Execution-Based Finance: Time Is Relative
The entire financial industry is built on the illusion that time moves in a straight line.
That performance is measured over months.
That edge plays out over quarters.
That volatility must be “smoothed” across time.
Every metric —
Sharpe to Alpha,
Return on Investment.
Time-Weighted Return
— embeds the assumption that time is fixed, steady, and absolute.
But physics — and Einstein — would disagree.
Time is not absolute.
It’s relative.
It bends.
It dilates.
It compresses.
In markets, we see this when one second contains more truth than an entire week.
When a single entry — perfectly timed — can outperform hours of random exposure.
So what happens to financial theory when the core variable of time is no longer linear?
It shatters.
And with it, the legacy metrics that depended on linear time collapse too.
That’s Where CRRR and ROR Come In
Cash Flow Return on Risk Rented (CRRR) isn’t just a metric.
It detaches return from duration.
It doesn’t care how long you held.
It only cares how precisely you entered and exited.
Return on Rented risk (ROR) does the same.
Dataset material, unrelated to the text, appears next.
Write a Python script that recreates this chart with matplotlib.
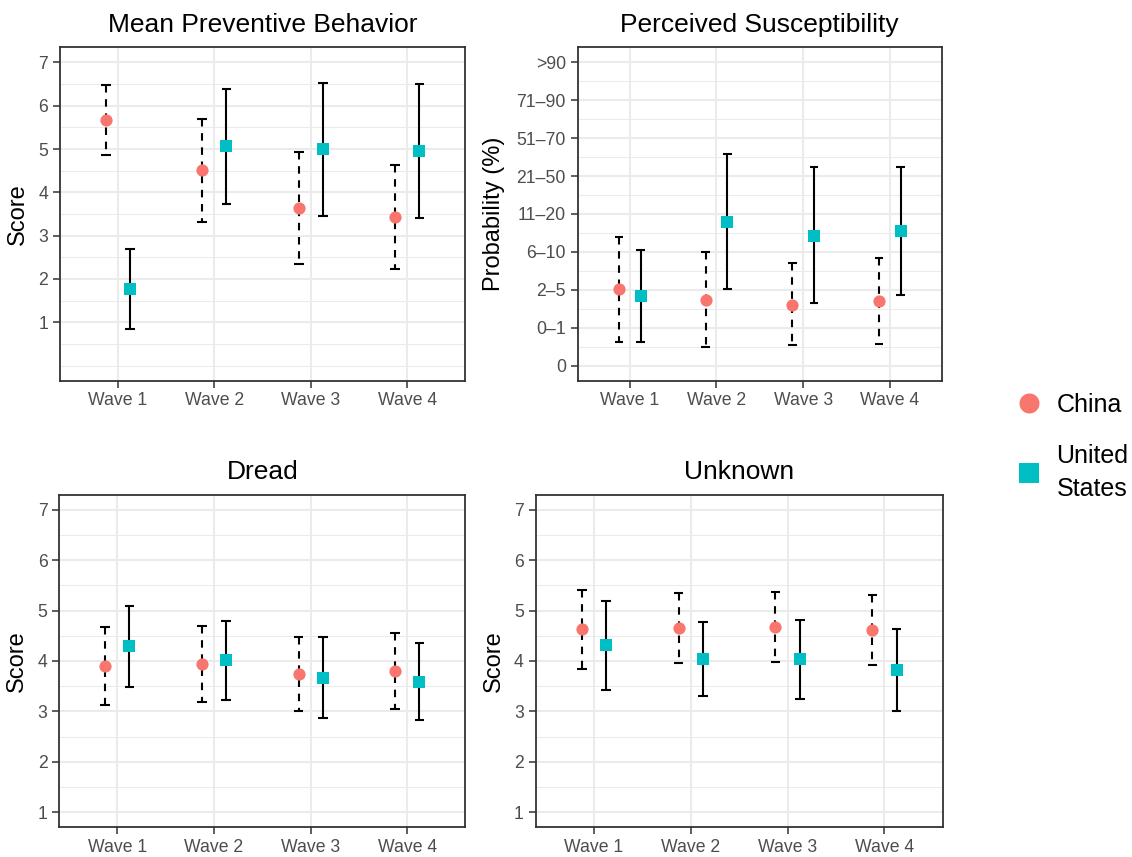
import matplotlib
matplotlib.use("Agg")
import matplotlib.pyplot as plt
from matplotlib.lines import Line2D
import numpy as np

plt.rcParams['font.family'] = ['Liberation Sans', 'DejaVu Sans']

waves = ["Wave 1", "Wave 2", "Wave 3", "Wave 4"]
countries = ["China", "United\nStates"]
colors = ["#F8766D", "#00BFC4"]
markers = ["o", "s"]

# mean preventive behavior
behavior_china = [5.66, 4.51, 3.64, 3.43]
behavior_china_lo = [4.86, 3.32, 2.34, 2.22]
behavior_china_hi = [6.48, 5.70, 4.93, 4.63]
behavior_us = [1.77, 5.06, 5.00, 4.95]
behavior_us_lo = [0.85, 3.73, 3.46, 3.41]
behavior_us_hi = [2.68, 6.39, 6.53, 6.50]

# perceived susceptibility (category index on the probability scale)
suscept_china = [2.02, 1.74, 1.61, 1.70]
suscept_china_lo = [0.63, 0.49, 0.53, 0.56]
suscept_china_hi = [3.39, 3.00, 2.71, 2.85]
suscept_us = [1.84, 3.80, 3.43, 3.54]
suscept_us_lo = [0.63, 2.03, 1.65, 1.85]
suscept_us_hi = [3.06, 5.59, 5.24, 5.24]
prob_labels = ["0", "0\u20131", "2\u20135", "6\u201310", "11\u201320",
               "21\u201350", "51\u201370", "71\u201390", ">90"]

# dread
dread_china = [3.90, 3.94, 3.74, 3.80]
dread_china_lo = [3.13, 3.18, 3.00, 3.05]
dread_china_hi = [4.67, 4.69, 4.48, 4.56]
dread_us = [4.29, 4.01, 3.67, 3.59]
dread_us_lo = [3.48, 3.22, 2.87, 2.82]
dread_us_hi = [5.10, 4.79, 4.48, 4.36]

# unknown
unknown_china = [4.63, 4.65, 4.67, 4.62]
unknown_china_lo = [3.85, 3.96, 3.98, 3.92]
unknown_china_hi = [5.41, 5.34, 5.37, 5.31]
unknown_us = [4.31, 4.03, 4.03, 3.83]
unknown_us_lo = [3.42, 3.30, 3.25, 3.01]
unknown_us_hi = [5.19, 4.77, 4.81, 4.64]

fig = plt.figure(figsize=(11.32, 8.57), dpi=100)

ax1 = fig.add_axes([0.0530, 0.5558, 0.3580, 0.3890])
ax2 = fig.add_axes([0.5103, 0.5558, 0.3218, 0.3890])
ax3 = fig.add_axes([0.0524, 0.0347, 0.3587, 0.3881])
ax4 = fig.add_axes([0.4732, 0.0347, 0.3595, 0.3881])

dodge = 0.125
cap = 0.05
x = np.arange(1, len(waves) + 1)


def draw_panel(ax, title, series, ylabel, label_x):
    # series: list of (mean, lo, hi) for china, us
    for i, (mean, lo, hi) in enumerate(series):
        xs = x + (-dodge if i == 0 else dodge)
        ls = (0, (3.6, 3.2)) if i == 0 else "-"
        for xi, h, l in zip(xs, hi, lo):
            ax.plot([xi, xi], [h, l], color="black", lw=1.5, linestyle=ls,
                    solid_capstyle="butt", zorder=3)
        ax.hlines(hi, xs - cap, xs + cap, color="black", lw=1.5, zorder=3)
        ax.hlines(lo, xs - cap, xs + cap, color="black", lw=1.5, zorder=3)
        ax.plot(xs, mean, linestyle="none", marker=markers[i],
                color=colors[i], markersize=8.8 if i == 0 else 8.2,
                markeredgewidth=0, zorder=4)
    ax.set_xlim(0.4, 4.6)
    ax.set_xticks(x)
    ax.set_xticklabels(waves)
    ax.set_title(title, fontsize=19, pad=11)
    ax.set_ylabel(ylabel, fontsize=17)
    ax.yaxis.set_label_coords(label_x, 0.5)
    ax.grid(True, which="major", color="#EBEBEB", lw=1.45, zorder=0)
    ax.grid(True, which="minor", axis="y", color="#EBEBEB", lw=0.75, zorder=0)
    ax.set_axisbelow(True)
    ax.tick_params(which="major", length=5, width=1.1, color="#333333",
                   labelsize=12.7, labelcolor="#4D4D4D", pad=3.5)
    ax.tick_params(which="minor", length=0)
    for sp in ax.spines.values():
        sp.set_color("#333333")
        sp.set_linewidth(1.3)


draw_panel(ax1, "Mean Preventive Behavior",
           [(behavior_china, behavior_china_lo, behavior_china_hi),
            (behavior_us, behavior_us_lo, behavior_us_hi)],
           "Score", -0.0765)
ax1.set_ylim(-0.35, 7.35)
ax1.set_yticks(range(1, 8))
ax1.set_yticks(np.arange(0, 7.5, 0.5), minor=True)

draw_panel(ax2, "Perceived Susceptibility",
           [(suscept_china, suscept_china_lo, suscept_china_hi),
            (suscept_us, suscept_us_lo, suscept_us_hi)],
           "Probability (%)", -0.20)
ax2.set_ylim(-0.4, 8.4)
ax2.set_yticks(range(len(prob_labels)))
ax2.set_yticklabels(prob_labels)
ax2.set_yticks(np.arange(0.5, 8, 1.0), minor=True)

draw_panel(ax3, "Dread",
           [(dread_china, dread_china_lo, dread_china_hi),
            (dread_us, dread_us_lo, dread_us_hi)],
           "Score", -0.0765)
ax3.set_ylim(0.7, 7.3)
ax3.set_yticks(range(1, 8))
ax3.set_yticks(np.arange(1.5, 7, 1.0), minor=True)

draw_panel(ax4, "Unknown",
           [(unknown_china, unknown_china_lo, unknown_china_hi),
            (unknown_us, unknown_us_lo, unknown_us_hi)],
           "Score", -0.0754)
ax4.set_ylim(0.7, 7.3)
ax4.set_yticks(range(1, 8))
ax4.set_yticks(np.arange(1.5, 7, 1.0), minor=True)

handles = [Line2D([], [], linestyle="none", marker=markers[i], color=colors[i],
                  markersize=14.4 if i == 0 else 13.7, markeredgewidth=0)
           for i in range(2)]
leg = fig.legend(handles, countries, loc="center left",
                 bbox_to_anchor=(0.8986, 0.4785), frameon=False,
                 fontsize=18, handlelength=0.95, handletextpad=0.62,
                 labelspacing=1.08, borderpad=0, borderaxespad=0)
for t in leg.get_texts():
    t.set_linespacing(1.45)

fig.savefig("out.png", dpi=100)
It turns capital from something hoarded into something deployed — like a surgical tool, not a passive asset.
These metrics are built for a different model of time —
Not the calendar… but the moment.
They reflect a world where edge is engineered and truth is immediate.
A world where one second of real alignment is worth more than days of hopeful holding.
Real-time truth reveals that edge isn’t earned over months.
It’s executed in seconds.
It collapses time.
It collapses theory.
And in doing so — it may collapse identity.